Sunday, November 26, 2017

A Commonwealth of Love


A few months ago, amidst the magnificent hills around Pune, I sat with strangers, at a storytelling circle. Together, one by one, we gave away ourselves, our narratives. Some insights about what shapes who we are, reasons why many things still wreck us and how love, in many ways, was present in our lives, or instead, has been missing. 

Hearing others, I was overwhelmed, almost overcame with tears. It was a struggle to find words that would match up to, if not equal, the whys and wherefores of me. I did it, making people laugh and wonder, though not really content with my storytelling skills. 

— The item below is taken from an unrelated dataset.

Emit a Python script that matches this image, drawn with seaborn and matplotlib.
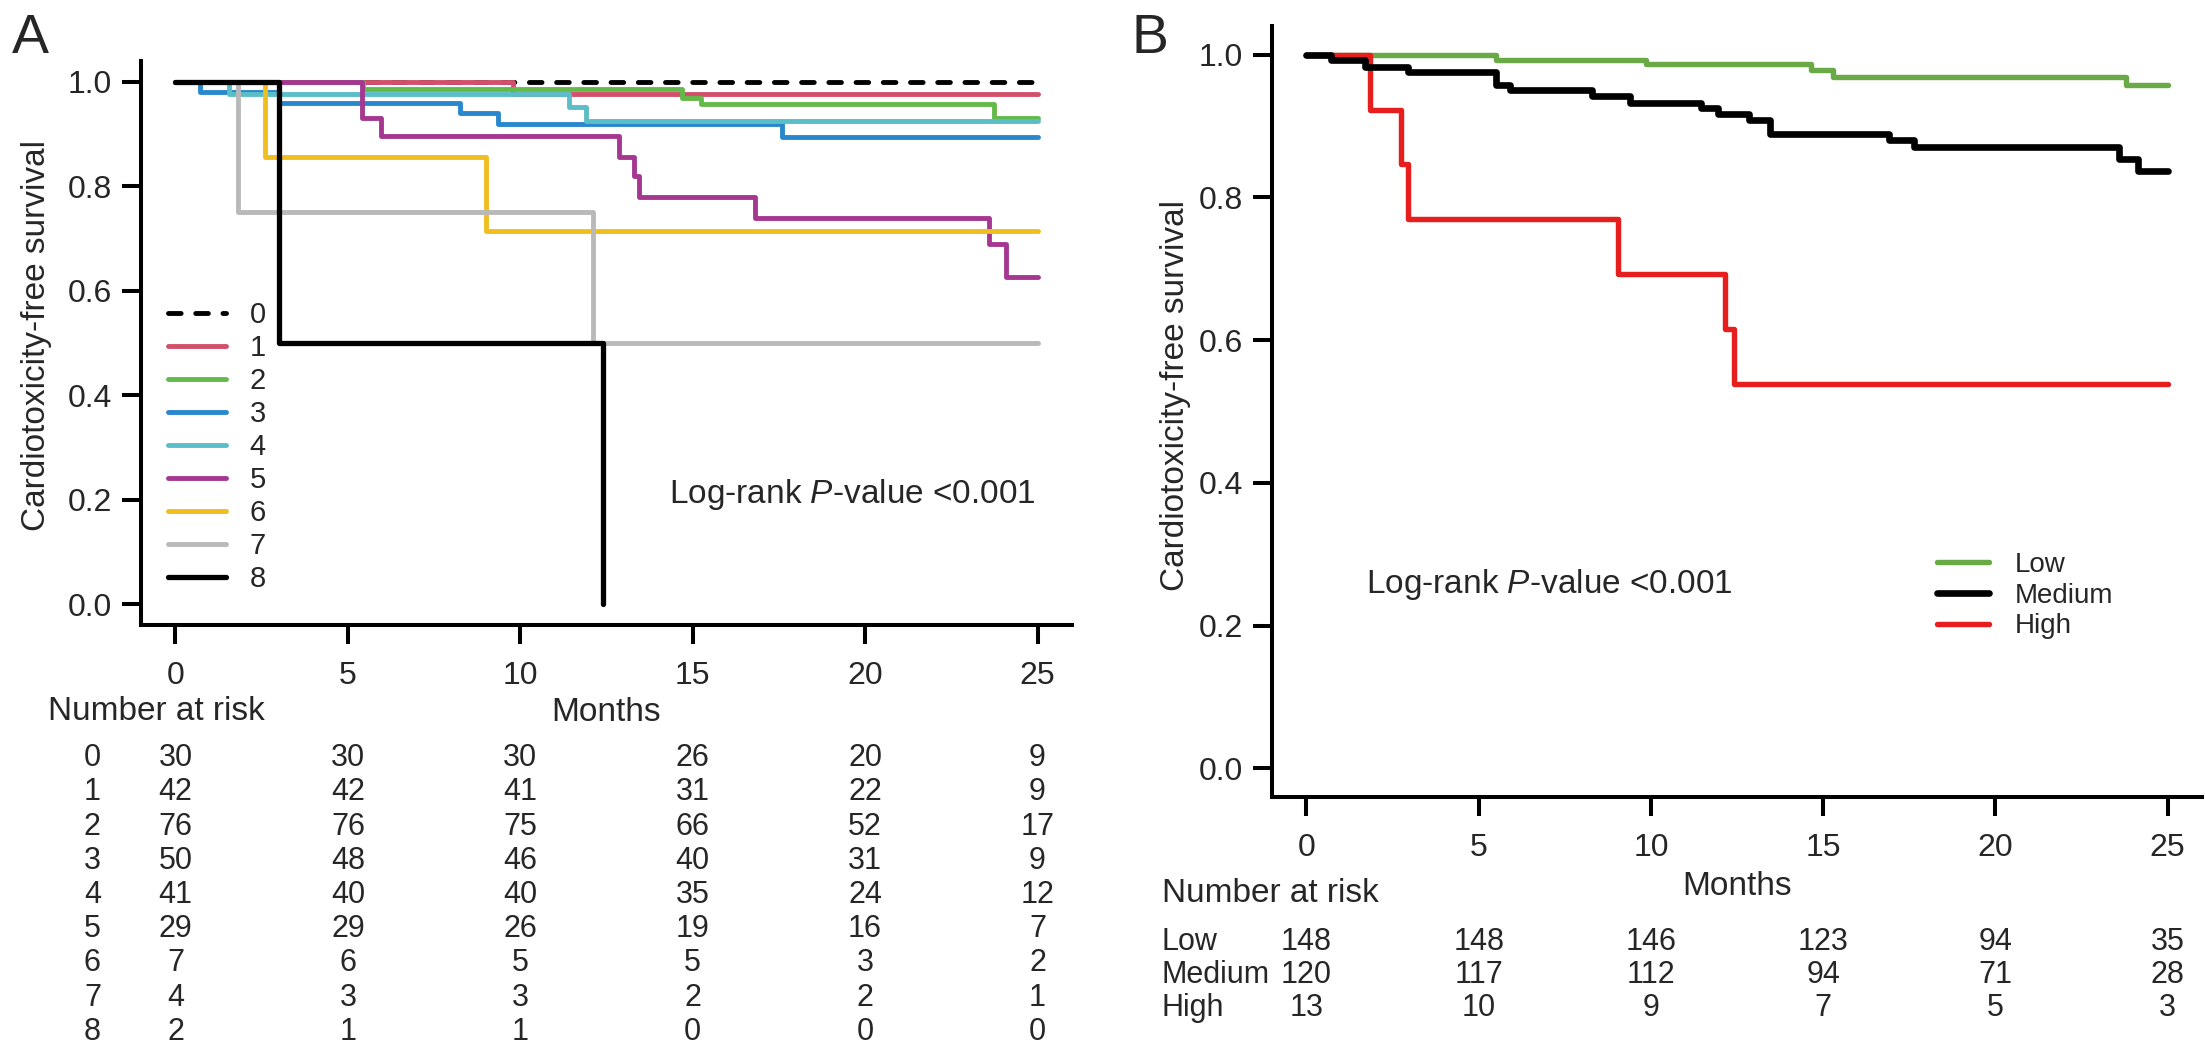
import numpy as np
import pandas as pd
import seaborn as sns
import matplotlib.pyplot as plt
from matplotlib.ticker import FormatStrFormatter

sns.set_style('ticks')
plt.rcParams['font.family'] = ['Liberation Sans', 'DejaVu Sans']
plt.rcParams['mathtext.fontset'] = 'custom'
plt.rcParams['mathtext.rm'] = 'Liberation Sans'
plt.rcParams['mathtext.it'] = 'Liberation Sans:italic'

month_ticks = [0, 5, 10, 15, 20, 25]

# panel A: Kaplan-Meier steps per score group
groups_a = ['0', '1', '2', '3', '4', '5', '6', '7', '8']
t_a0 = [0, 25]
s_a0 = [1.0, 1.0]
t_a1 = [0, 9.8, 25]
s_a1 = [1.0, 0.976, 0.976]
t_a2 = [0, 5.45, 14.7, 15.25, 23.75, 25]
s_a2 = [1.0, 0.987, 0.970, 0.957, 0.930, 0.930]
t_a3 = [0, 0.7, 3.0, 8.25, 9.35, 17.6, 25]
s_a3 = [1.0, 0.980, 0.960, 0.940, 0.920, 0.895, 0.895]
t_a4 = [0, 1.55, 11.4, 11.9, 25]
s_a4 = [1.0, 0.976, 0.951, 0.925, 0.925]
t_a5 = [0, 5.4, 5.95, 12.85, 13.3, 13.45, 16.8, 23.6, 24.1, 25]
s_a5 = [1.0, 0.931, 0.897, 0.857, 0.820, 0.779, 0.739, 0.690, 0.627, 0.627]
t_a6 = [0, 2.6, 9.0, 25]
s_a6 = [1.0, 0.857, 0.714, 0.714]
t_a7 = [0, 1.8, 12.1, 25]
s_a7 = [1.0, 0.75, 0.5, 0.5]
t_a8 = [0, 3.0, 12.4]
s_a8 = [1.0, 0.5, 0.0]
times_a = [t_a0, t_a1, t_a2, t_a3, t_a4, t_a5, t_a6, t_a7, t_a8]
surv_a = [s_a0, s_a1, s_a2, s_a3, s_a4, s_a5, s_a6, s_a7, s_a8]
colors_a = ['black', '#D2506A', '#64B94B', '#2887CD', '#5ABEC8',
            '#A53791', '#F0BE1E', '#B9B9B9', 'black']
risk_a = [[30, 30, 30, 26, 20, 9],
          [42, 42, 41, 31, 22, 9],
          [76, 76, 75, 66, 52, 17],
          [50, 48, 46, 40, 31, 9],
          [41, 40, 40, 35, 24, 12],
          [29, 29, 26, 19, 16, 7],
          [7, 6, 5, 5, 3, 2],
          [4, 3, 3, 2, 2, 1],
          [2, 1, 1, 0, 0, 0]]

# panel B: risk categories
groups_b = ['Low', 'Medium', 'High']
t_low = [0, 5.5, 9.85, 14.65, 15.3, 23.8, 25]
s_low = [1.0, 0.993, 0.987, 0.978, 0.969, 0.957, 0.957]
t_med = [0, 0.7, 1.7, 2.95, 5.5, 5.9, 8.3, 9.4, 11.45, 11.95, 12.85,
         13.45, 16.9, 17.65, 23.6, 24.15, 25]
s_med = [1.0, 0.992, 0.983, 0.975, 0.958, 0.950, 0.942, 0.932, 0.925,
         0.917, 0.908, 0.889, 0.880, 0.871, 0.854, 0.837, 0.837]
t_high = [0, 1.85, 2.75, 2.95, 9.05, 12.15, 12.4, 25]
s_high = [1.0, 0.923, 0.846, 0.769, 0.692, 0.615, 0.538, 0.538]
colors_b = ['#69AA46', 'black', '#E61E1E']
risk_b = [[148, 148, 146, 123, 94, 35],
          [120, 117, 112, 94, 71, 28],
          [13, 10, 9, 7, 5, 3]]

W, H = 2205, 1050


def px_axes(left, top, right, bottom):
    return [left / W, 1 - bottom / H, (right - left) / W, (bottom - top) / H]


def style_axis(ax):
    ax.set_xlim(-1, 26)
    ax.set_ylim(-0.04, 1.04)
    ax.set_xticks(month_ticks)
    ax.set_yticks([0, 0.2, 0.4, 0.6, 0.8, 1.0])
    ax.yaxis.set_major_formatter(FormatStrFormatter('%.1f'))
    for side in ['top', 'right']:
        ax.spines[side].set_visible(False)
    for side in ['left', 'bottom']:
        ax.spines[side].set_linewidth(2.9)
        ax.spines[side].set_color('black')
    ax.tick_params(axis='both', length=14, width=2.9, labelsize=23, color='black')
    ax.tick_params(axis='x', pad=12)
    ax.tick_params(axis='y', pad=7)


def step_line(ax, t, s, color, lw, ls='-'):
    sns.lineplot(x=t, y=s, ax=ax, color=color, linewidth=lw, linestyle=ls,
                 drawstyle='steps-post', estimator=None, sort=False, legend=False,
                 solid_capstyle='round', dash_capstyle='round', solid_joinstyle='round')


fig = plt.figure(figsize=(22.05, 10.5), dpi=100)

# ---- panel A
axA = fig.add_axes(px_axes(141, 61, 1072, 625))
for i in range(len(groups_a)):
    ls = (0, (2.6, 3.0)) if i == 0 else '-'
    lw = 3.8 if i == 8 else 3.5
    step_line(axA, times_a[i], surv_a[i], colors_a[i], lw, ls)
style_axis(axA)
axA.set_xlabel('Months', fontsize=24)
axA.xaxis.set_label_coords(0.5, -0.1277)
axA.set_ylabel('Cardiotoxicity-free survival', fontsize=24)
axA.yaxis.set_label_coords(-0.0956, 0.514)
axA.legend(axA.get_lines()[:9], groups_a, loc='upper left', bbox_to_anchor=(0.029, 0.574),
           frameon=False, fontsize=21, handlelength=2.0, handletextpad=0.8,
           labelspacing=0.17, borderpad=0, borderaxespad=0)
axA.text(14.3, 0.21, 'Log-rank $\\mathit{P}$-value <0.001', fontsize=24, ha='left', va='center')

tabA = fig.add_axes(px_axes(141, 741, 1072, 1049))
tabA.axis('off')
tabA.set_xlim(-1, 26)
tabA.set_ylim(len(risk_a) - 0.5, -0.5)
for r, row in enumerate(risk_a):
    tabA.text(-2.41, r, groups_a[r], ha='center', va='center', fontsize=22, clip_on=False)
    for m, v in zip(month_ticks, row):
        tabA.text(m, r, str(v), ha='center', va='center', fontsize=22)
fig.text(48 / W, 1 - 712 / H, 'Number at risk', ha='left', va='center', fontsize=24)
fig.text(12 / W, 1 - 53 / H, 'A', ha='left', va='baseline', fontsize=40)

# ---- panel B
axB = fig.add_axes(px_axes(1272, 26, 2202, 797))
step_line(axB, t_low, s_low, colors_b[0], 3.9)
step_line(axB, t_high, s_high, colors_b[2], 3.9)
step_line(axB, t_med, s_med, colors_b[1], 4.8)
style_axis(axB)
axB.set_xlabel('Months', fontsize=24)
axB.xaxis.set_label_coords(0.5, -0.096)
axB.set_ylabel('Cardiotoxicity-free survival', fontsize=24)
axB.yaxis.set_label_coords(-0.087, 0.521)
lines_b = axB.get_lines()
axB.legend([lines_b[0], lines_b[2], lines_b[1]], groups_b, loc='upper left',
           bbox_to_anchor=(0.715, 0.318), frameon=False, fontsize=20,
           handlelength=1.87, handletextpad=0.94, labelspacing=0.17,
           borderpad=0, borderaxespad=0)
axB.text(1.73, 0.257, 'Log-rank $\\mathit{P}$-value <0.001', fontsize=24, ha='left', va='center')

tabB = fig.add_axes(px_axes(1272, 925.5, 2202, 1024.5))
tabB.axis('off')
tabB.set_xlim(-1, 26)
tabB.set_ylim(len(risk_b) - 0.5, -0.5)
for r, row in enumerate(risk_b):
    tabB.text(-4.21, r, groups_b[r], ha='left', va='center', fontsize=22, clip_on=False)
    for m, v in zip(month_ticks, row):
        tabB.text(m, r, str(v), ha='center', va='center', fontsize=22)
fig.text(1162 / W, 1 - 893 / H, 'Number at risk', ha='left', va='center', fontsize=24)
fig.text(1132 / W, 1 - 53 / H, 'B', ha='left', va='baseline', fontsize=40)

fig.savefig('out.png', dpi=100, facecolor='white')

I have come to know and spend time with people from that circle, embracing them beyond the shower soaked, emerald, tenderness encouraging peaks. Abundance in all positive means persist. Another wonderful miracle of that circle were the choice of words that I made. I have been looking for the right ones from quite some months, for this post. There were many viewpoints, much rattling of parables. The search ended among the hills where this book opened.   


I am the younger one in the family, always youngest among friends, have been even until up to the place where I work now. If one has known a similar experience, they might be familiar with the emotion of being overpowered, by warmth and care.

My canvas is made of tolerance, sacrifice and uncountable portraits of pain – none mine. Identify the vivid colours - Me losing control of my tongue, my voice and always being forgiven, always. Never being shouted at after multiple mistakes at different roles that I have played at work. Deliberately doing performances that most find uncomfortable and unacceptable. Also, keeping my paint brushes tucked away, while others only shared, ample with their own colours. 

I ran away from home more than four years ago at the first opportunity I got. I did not pay attention and it has become a habit. It increased and took many forms – running away from the mess food, away from the banalities of the similar sunsets, from only-self-regard and paths downhill, cities and even genuine affection. 

Only after experiencing myself how distance can be cruel, I understood the naturalness of the love and concern of my family. When I finally had the courage to part with my secrets, I found friends closer. I am trying to be as forgiving, as understanding, as others have been with me, being the kindness that always came my way. Alongside, what an absolute pleasure it is to smear and splatter colours on the canvasses of people who love you and one after the other, add loving tones to yours. 



Hanya Yanagihara wrote, “And he cries and cries, cries for everything he has been, for everything he might have been, for every old hurt, for every old happiness, cries for the shame and joy of finally getting to be a child, with all of a child’s whims and wants and insecurities, for the privilege of behaving badly and being forgiven, for the luxury of tendernesses, of fondnesses, of being served a meal and being made to eat it….of believing that to someone he is special despite all his mistakes and hatefulness.”